<<<<
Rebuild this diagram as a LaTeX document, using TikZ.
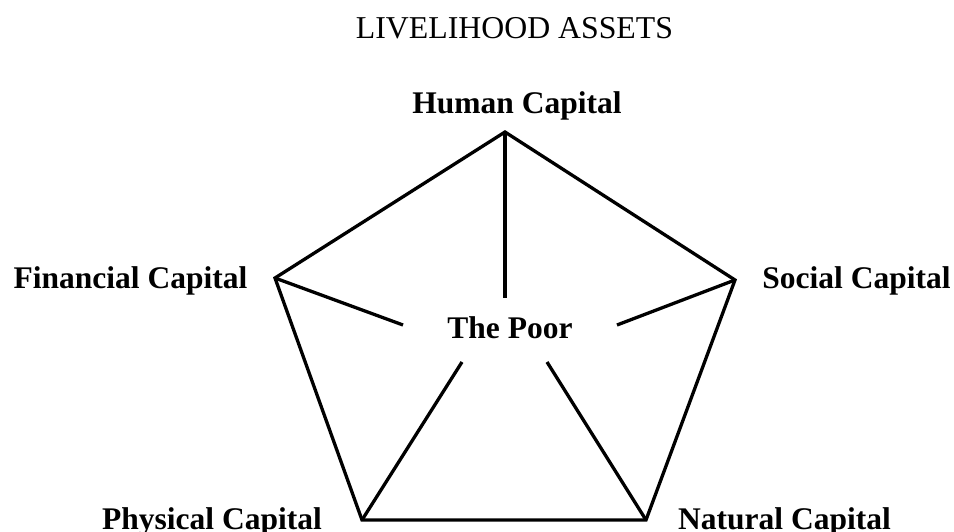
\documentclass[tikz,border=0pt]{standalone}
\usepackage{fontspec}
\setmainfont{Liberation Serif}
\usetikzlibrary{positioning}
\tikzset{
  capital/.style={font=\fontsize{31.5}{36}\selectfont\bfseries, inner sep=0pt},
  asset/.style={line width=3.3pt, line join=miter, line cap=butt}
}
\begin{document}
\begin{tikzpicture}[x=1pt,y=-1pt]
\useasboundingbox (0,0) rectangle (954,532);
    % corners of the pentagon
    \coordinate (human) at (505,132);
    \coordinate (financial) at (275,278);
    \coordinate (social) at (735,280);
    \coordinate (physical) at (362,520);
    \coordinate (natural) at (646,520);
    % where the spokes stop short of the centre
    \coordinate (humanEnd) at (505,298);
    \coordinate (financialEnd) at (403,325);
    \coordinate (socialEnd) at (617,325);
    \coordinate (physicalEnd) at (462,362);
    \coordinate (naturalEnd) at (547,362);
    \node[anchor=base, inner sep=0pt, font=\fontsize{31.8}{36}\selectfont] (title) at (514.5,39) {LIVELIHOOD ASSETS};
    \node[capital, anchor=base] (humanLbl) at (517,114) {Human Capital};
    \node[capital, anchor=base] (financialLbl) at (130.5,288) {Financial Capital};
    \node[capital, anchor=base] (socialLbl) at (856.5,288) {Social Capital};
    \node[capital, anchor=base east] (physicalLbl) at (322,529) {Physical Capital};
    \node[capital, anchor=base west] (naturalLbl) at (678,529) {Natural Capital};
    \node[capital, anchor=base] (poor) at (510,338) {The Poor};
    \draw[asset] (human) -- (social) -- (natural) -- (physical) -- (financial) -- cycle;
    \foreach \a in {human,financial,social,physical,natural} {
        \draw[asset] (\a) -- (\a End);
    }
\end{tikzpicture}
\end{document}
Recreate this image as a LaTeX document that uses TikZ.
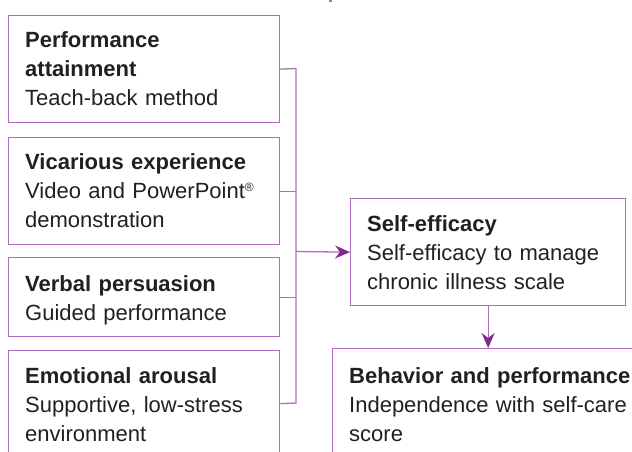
>>>>
Copy out every line of the material above that mentions the word "LaTeX".

Rebuild this diagram as a LaTeX document, using TikZ.
Recreate this image as a LaTeX document that uses TikZ.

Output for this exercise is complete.